Dr Worondjilè Hien : Depuis la naissance de l’empire du Ghana le Sahel actuel constituait la plus grande partie de l’espace d’échanges commerciaux entre les peuples sahariens, sahéliens et ceux de la savane et même des États côtiers.
L’espace culturel créé par ce commerce aussi appelé le commerce transsaharien englobait déjà les États de l’actuel AES. Des modifications internes engendrées intermittemment par l’évolution des royaumes et la colonisation n’ont pas rompu totalement la communion sociohistorique et culturelle entre les peuples du Sahel.
Alors, la création de l’AES est la reconstitution d’une réalité historique, même s’il faut rappeler que des efforts antérieurs comme la création du Liptako-Gourma avaient fait des tentatives.

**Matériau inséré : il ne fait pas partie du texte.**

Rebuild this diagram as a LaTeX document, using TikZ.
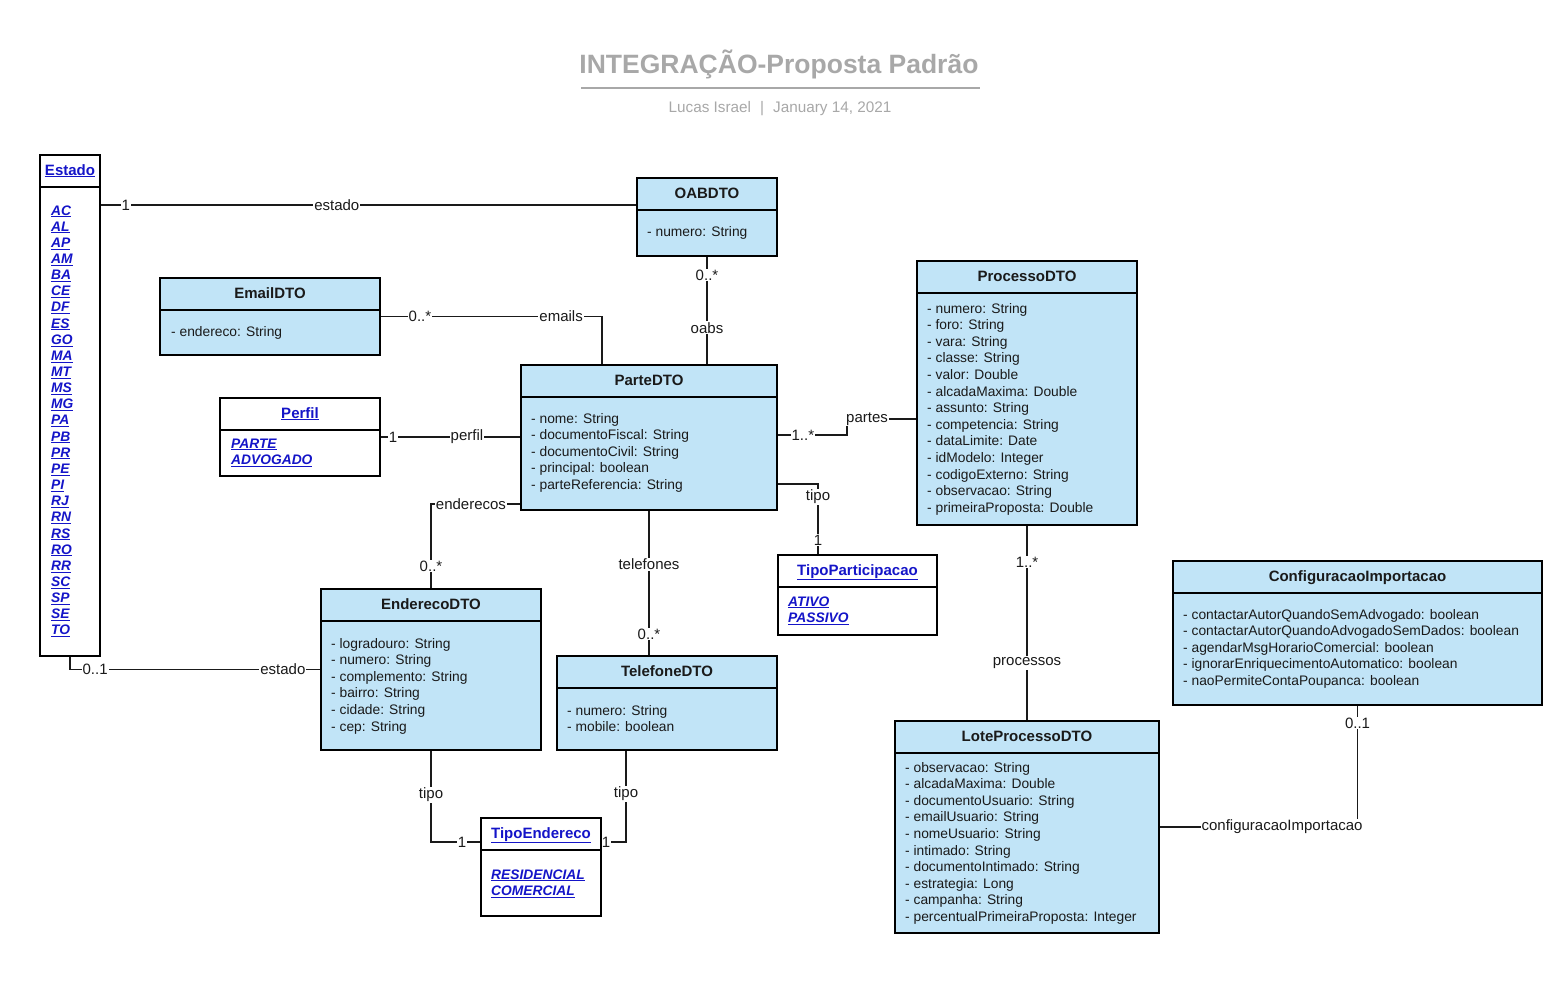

Refletinfo.net : Est-ce-que ce format de la confédération vous convient ?
Dr Worondjilè Hien : L’alliance me convient-elle ?
Refletinfo.net : C’est ce que nous voulons savoir !
Dr Worondjilè Hien : Il serait très prétentieux de rattacher une stratégie géopolitique à ma petite personne ! A priori, l’Alliance est une initiative encourageante, en ce sens qu’elle peut aboutir au rétablissement rapide de la paix dans les trois pays actuellement secoués par les attaques terroristes.
Elle demeure une autoroute d’un développement plus large pour les trois pays si ses fondements sont méticuleusement construits ; ses fondateurs doivent prendre le temps qu’il faut pour la construire.
Les autres alliances à travers le monde ont pris des décennies pour s’accorder sur les politiques économiques et de développement communes. Sans les copier, il faut que les dirigeant de l’AES s’en inspirent.
Refletinfo.net : Est-elle vraiment une opportunité pour le développement des trois pays ?
Dr Worondjilè Hien : Humblement, je suis de ceux qui pensent que l’AES est une voie de sauvetage face à la crise et aux défis sécuritaires. Le contexte difficile dans lequel s’est faite son édification est particulière.
Ses créateurs auront de nombreuses équations à résoudre pour le rendre viable et fiable, en un mot, pour en faire une opportunité de développement.
Si sa finalisation est réussie, ce sera du génie de la part de ses créateurs. Si l’AES échoue dans ses formes politique et géopolitique, les conséquences seront catastrophiques.